Marcelino Libanan was elected the House Minority Leader. He is joined by his colleague JC Abalos as Assistant Minority Leader.

Watchdog groups, including Partylist Watch, criticized 4Ps as a "fake" party-list, stating that the organization "no experience in championing the interests of the poor" and "has links to personalities implicated in corruption in the past". Election watchdog Kontra Daya tagged 4Ps on its list of party-list groups that do not serve marginalized groups and have links to political dynasties, big business, or the police or the military, or have corruption cases, since 4Ps is represented by Abalos who is a member of a political dynasty. Kontra Daya and Partylist Watch also flagged Marcelino Libanan, who was accused of graft and corruption relating to the purchase of P3.25 million worth of fertilizer in 2004 as part of the fertilizer fund scam.

==Name==
The 4Ps Partylist is known as the Pagtibayin at Palaguin ang Pangkabuhayang Pilipino. Its abbreviation shares similarities with the Pantawid Pamilyang Pilipino Program (4Ps) conditional cash transfer program of the government.

Senator Leila de Lima alleged that the 4Ps Partylist deliberately named itself and used a similar logo promote associations of the group with the conditional cash transfer program. It suggest de Lima might be confusing their group to the Progresibong Patutulungan sa Pag-unlad ng Pilipinas which was disqualified by the COMELEC. Partylist Watch has a similar claim that the 4Ps Partylist is "credit grabbing" with its name choice.

The 4Ps Party-list denied these claims and has maintained that does not claim association with the DSWD's 4Ps program and that no entity has exclusive legal rights to the 4Ps acronym. It also justifies itself, stating that the acronym 4Ps is also used in marketing and research.

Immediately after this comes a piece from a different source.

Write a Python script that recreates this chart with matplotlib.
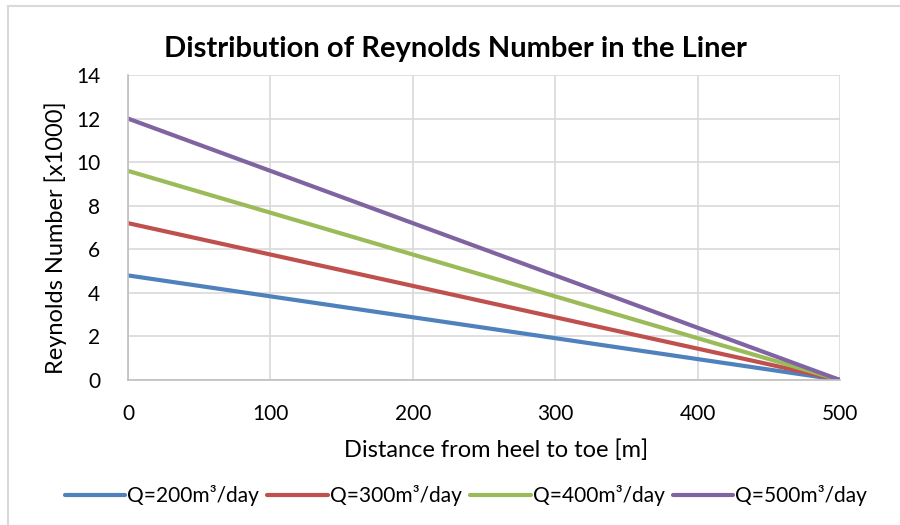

Responding to reports that the Commission on Election is planning to ban groups running under a name which shares government aid programs and television series after the conclusion of the 2025 election, the 4Ps Partylist repeated its reasoning that 4Ps was a marketing term both adopted by the DSWD and itself.

== Electoral results ==

| Election | Votes | % | Secured Seats | Party-List Seats | Congress | 1st Representatives | 2nd Representatives | Ref. |
| 2022 | 848,237 | 2.30% | 2 / 3 | 63 | 19th Congress 2022–2025 | Marcelino Libanan | Jonathan Clement Abalos |  |
| 2025 | 1,469,571 | 3.50% | 2 / 3 | 63 | 20th Congress 2025–2028 | Marcelino Libanan | Jonathan Clement Abalos |  |
Note: A party-list group, can win a maximum of three seats in the House of Representatives.